Ketidaktahuan sejumlah besar masyarakat terhadap bahaya sampah plastik menjadi tantangan tersendiri bagi Yusran, keluarga dan komunitas Makassar Ecobrick itu sendiri. Sikap abai pun mulai timbul di tengah-tengah masyarakat sehingga masih banyak yang belum tertarik untuk membuat ecobrick. Selain itu masih kurangnya perhatian dari pemerintah terhadap isu lingkungan ini. Yusran juga mengaku prihatin ketika melihat lembaga pendidikan seperti universitas yang seharusnya dapat mengelola sampah dengan bijak justru menjadi tempat yang amat kotor.

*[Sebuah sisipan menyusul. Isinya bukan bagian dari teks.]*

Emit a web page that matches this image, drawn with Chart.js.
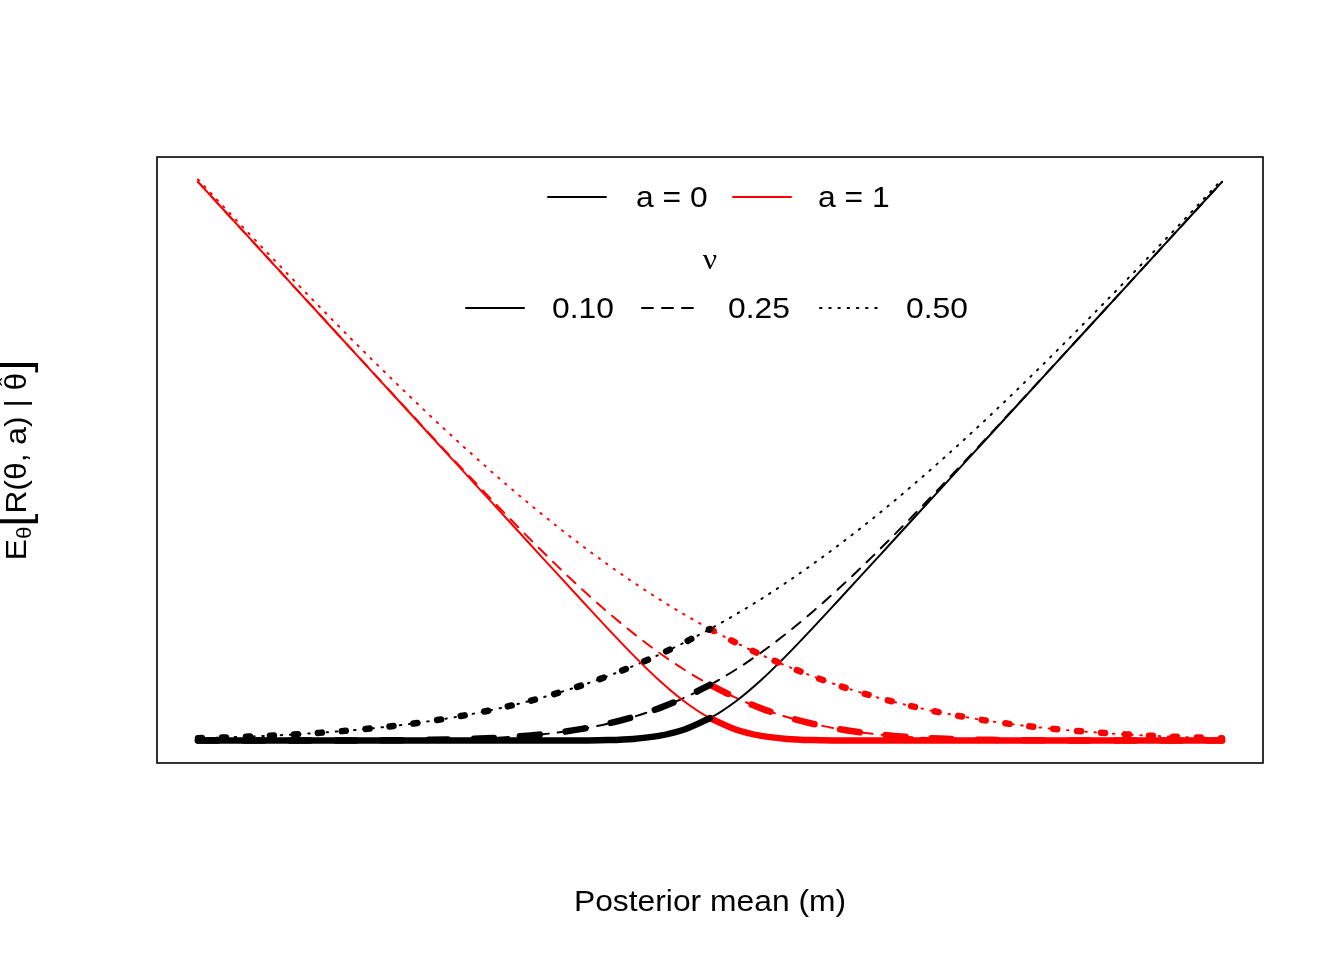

Namun, menyerah bukan lah tabiat komunitas ini. Berbekal dana pribadi, Yusran dan Indrawati menggelar workshop dan seminar atau kegiatan lainnya demi menyadarkan masyarakat sekitar terkait pentingnya mengolah sampah secara bijak. “Kami di sini memang bukan mencari untung, tapi kami di sini sebagai organiasi sosial,” tambah Indrawati.
Sebelum menutup perbincangan kami siang itu, Indrawati menyampaikan bahwa membuat ecobrick bukan hanya sekedar kreasi yang membantu menjaga bumi, tetapi juga sebagai sebuah kreasi dalam melatih kemampuan emosional seperti kesabaran dan kerja sama tim. Kedua hal itu lah yang terus mereka latih di dalam komunitas Makassar Ecobrick tersebut.
“Selain dari penggunaan dan pengelolaan sampah yang belum bijak kami berharap adanya tindakan preventif yang dilakukan oleh masyarakat kedepan untuk mengatasi darurat sampah plastik,” tutup Yusran.